Keeping tabs on media: With great power comes great responsibility, reminds Ayesha Siddiqa

Seminar highlights need for regulating body devoid of political influences.

KARACHI:
If people believe that media is watching over the society, then they need to question who is watching the media.

Dispelling notions about media looking after the best interest of the people, renowned scholar Ayesha Siddiqa called for a regulating body to keep a check on the “corrupt” practices in the industry.

“The [dominant] perception is that we can fight corruption through media,” she said, speaking on the second day of the International Conference on Corruption: Causes, Consequences and Control, on Sunday. “But we need to ask if the media is able enough to strengthen democracy and accountability.”

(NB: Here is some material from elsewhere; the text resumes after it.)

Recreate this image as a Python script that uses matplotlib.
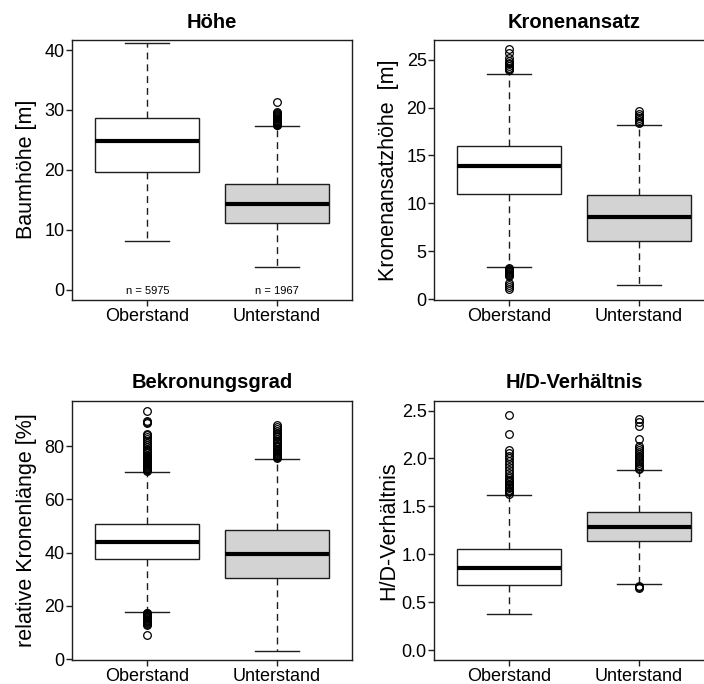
import matplotlib
matplotlib.use("Agg")
import matplotlib.pyplot as plt
from matplotlib.ticker import FormatStrFormatter

plt.rcParams['font.family'] = ['Liberation Sans', 'DejaVu Sans']

groups = ["Oberstand", "Unterstand"]
box_colors = ["white", "#d3d3d3"]
n_trees = [5975, 1967]

# Höhe
hoehe_q1 = [19.6, 11.05]
hoehe_med = [24.8, 14.3]
hoehe_q3 = [28.65, 17.6]
hoehe_lo = [8.05, 3.7]
hoehe_hi = [41.2, 27.3]
hoehe_out_ober = []
hoehe_out_unter = [27.4, 27.5, 27.6, 27.7, 27.8, 27.9, 28.0, 28.1, 28.2, 28.3,
                   28.5, 28.6, 28.8, 28.9, 29.1, 29.3, 29.5, 29.7, 31.3]

# Kronenansatz
ka_q1 = [10.97, 6.02]
ka_med = [13.86, 8.53]
ka_q3 = [16.0, 10.9]
ka_lo = [3.3, 1.42]
ka_hi = [23.47, 18.14]
ka_out_ober = [23.9, 24.0, 24.1, 24.3, 24.5, 24.7, 24.9, 25.2, 25.7, 26.1,
               3.2, 3.1, 3.0, 2.9, 2.8, 2.7, 2.6, 2.5, 2.4, 1.7, 1.5, 1.3, 1.0]
ka_out_unter = [18.4, 18.5, 18.7, 18.9, 19.1, 19.3, 19.6]

# Bekronungsgrad
bk_q1 = [37.5, 30.4]
bk_med = [44.1, 39.4]
bk_q3 = [50.6, 48.5]
bk_lo = [17.85, 3.1]
bk_hi = [70.3, 75.1]
bk_out_ober = [70.6, 70.9, 71.2, 71.5, 71.8, 72.1, 72.4, 72.7, 73.0, 73.3,
               73.6, 73.9, 74.2, 74.5, 74.8, 75.1, 75.4, 75.7, 76.0, 76.4,
               76.8, 77.2, 77.6, 78.0, 78.5, 79.0, 79.6, 80.3, 81.0, 81.8,
               82.6, 83.3, 84.0, 84.6, 88.7, 89.0, 89.3, 93.2,
               17.5, 17.2, 16.9, 16.6, 16.3, 16.0, 15.7, 15.4, 15.1, 14.8,
               14.5, 14.2, 13.9, 13.6, 13.3, 12.9, 9.0]
bk_out_unter = [75.5, 75.8, 76.1, 76.4, 76.7, 77.0, 77.4, 77.8, 78.2, 78.6,
                79.0, 79.5, 80.0, 80.5, 81.0, 81.5, 82.0, 82.6, 83.2, 83.8,
                84.4, 85.0, 85.7, 86.4, 87.2, 88.0]

# H/D-Verhältnis
hd_q1 = [0.677, 1.139]
hd_med = [0.857, 1.288]
hd_q3 = [1.052, 1.44]
hd_lo = [0.372, 0.6875]
hd_hi = [1.62, 1.88]
hd_out_ober = [1.63, 1.645, 1.66, 1.675, 1.69, 1.705, 1.72, 1.735, 1.75, 1.765,
               1.78, 1.80, 1.82, 1.85, 1.88, 1.91, 1.94, 1.97, 2.00, 2.03,
               2.06, 2.09, 2.26, 2.45]
hd_out_unter = [1.89, 1.905, 1.92, 1.935, 1.95, 1.97, 1.99, 2.01, 2.03, 2.05,
                2.07, 2.09, 2.11, 2.13, 2.20, 2.34, 2.38, 2.41,
                0.67, 0.66, 0.65]

linecol = "#1e1e1e"


def panel(ax, q1, med, q3, lo, hi, fliers, title, ylabel, ylim, yticks, fmt):
    stats = []
    for i in range(2):
        stats.append(dict(q1=q1[i], med=med[i], q3=q3[i],
                          whislo=lo[i], whishi=hi[i], fliers=fliers[i]))
    bp = ax.bxp(stats, positions=[1, 2], widths=0.8, capwidths=0.34,
                patch_artist=True,
                boxprops=dict(lw=1, edgecolor=linecol),
                medianprops=dict(color="black", lw=3, solid_capstyle="butt"),
                whiskerprops=dict(color=linecol, lw=1, ls=(0, (5, 3.5))),
                capprops=dict(color=linecol, lw=1),
                flierprops=dict(marker="o", mfc="none", mec="black",
                                ms=5.5, mew=0.9))
    for patch, c in zip(bp["boxes"], box_colors):
        patch.set_facecolor(c)
    ax.set_xlim(0.42, 2.58)
    ax.set_ylim(*ylim)
    ax.set_yticks(yticks)
    ax.yaxis.set_major_formatter(FormatStrFormatter(fmt))
    ax.set_xticks([1, 2])
    ax.set_xticklabels(groups)
    ax.tick_params(direction="out", length=4.3, width=1, colors=linecol,
                   labelcolor="black", labelsize=13)
    ax.tick_params(axis="y", pad=1)
    ax.tick_params(axis="x", pad=2)
    for s in ax.spines.values():
        s.set_linewidth(1)
        s.set_color(linecol)
    ax.set_title(title, fontsize=14.5, fontweight="bold", pad=9)
    ax.set_ylabel(ylabel, fontsize=15.5)
    ax.yaxis.label.set_verticalalignment("center")
    ax.yaxis.set_label_coords(-0.162, 0.5)


fig = plt.figure(figsize=(7.04, 6.84), dpi=100)
ax1 = fig.add_axes([0.1023, 0.5621, 0.3984, 0.3794])
ax2 = fig.add_axes([0.6165, 0.5621, 0.3984, 0.3794])
ax3 = fig.add_axes([0.1023, 0.0357, 0.3984, 0.3781])
ax4 = fig.add_axes([0.6165, 0.0357, 0.3984, 0.3781])

panel(ax1, hoehe_q1, hoehe_med, hoehe_q3, hoehe_lo, hoehe_hi,
      [hoehe_out_ober, hoehe_out_unter], "Höhe", "Baumhöhe [m]",
      (-1.67, 41.67), [0, 10, 20, 30, 40], "%d")
for x, n in zip([1, 2], n_trees):
    ax1.text(x, -0.2, "n = %d" % n, ha="center", va="center", fontsize=8)

panel(ax2, ka_q1, ka_med, ka_q3, ka_lo, ka_hi,
      [ka_out_ober, ka_out_unter], "Kronenansatz", "Kronenansatzhöhe  [m]",
      (-0.05, 27.05), [0, 5, 10, 15, 20, 25], "%d")

panel(ax3, bk_q1, bk_med, bk_q3, bk_lo, bk_hi,
      [bk_out_ober, bk_out_unter], "Bekronungsgrad", "relative Kronenlänge [%]",
      (-0.1, 96.9), [0, 20, 40, 60, 80], "%d")

panel(ax4, hd_q1, hd_med, hd_q3, hd_lo, hd_hi,
      [hd_out_ober, hd_out_unter], "H/D-Verhältnis", "H/D-Verhältnis",
      (-0.1, 2.6), [0.0, 0.5, 1.0, 1.5, 2.0, 2.5], "%.1f")

fig.savefig("out.png", dpi=100)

Calling the Pakistani media inefficient, corrupt and unprofessional, Siddiqa said that there is no existing body that overlooks the watchdog. “After 2002, the number of private channels and newspapers increased massively. That is why we need an independent regulatory body to watch over the entire industry.”

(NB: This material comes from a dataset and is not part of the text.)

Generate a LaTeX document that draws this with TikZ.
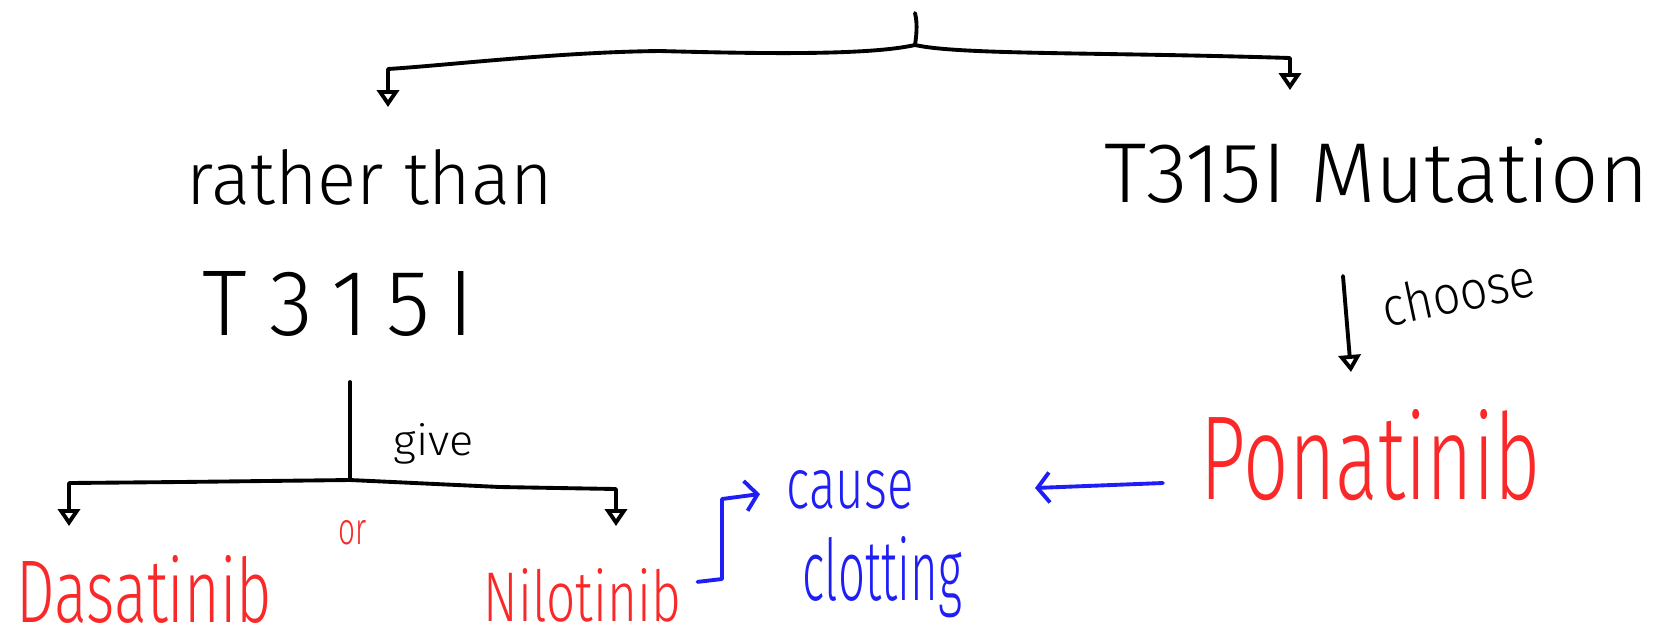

One such body, Pakistan Electronic Media Regulatory Authority (Pemra), according to Siddiqa comes under the ministry of information. “It should be an independent structure that has input from the industry and end users - but one that functions without any external [political] pressures.” She described Pakistan as a postcolonial society as its laws still resemble those before partition. Using Pemra as an example, she said that the body’s laws leave room to be monopolised by the industry.


A national policy should be put in place that has the same standards for judging all media houses - without any undue favours extended to the private or public sector.

Only three licences can be issued under Pemra, but she pointed out that different media groups are already running news channels, entertainment channels and newspapers in different languages - and they also have other business ventures.

“You can’t just punish these bodies by asking for money, the negotiating culprits need to be caught.”

Published in The Express Tribune, October 22nd,  2012.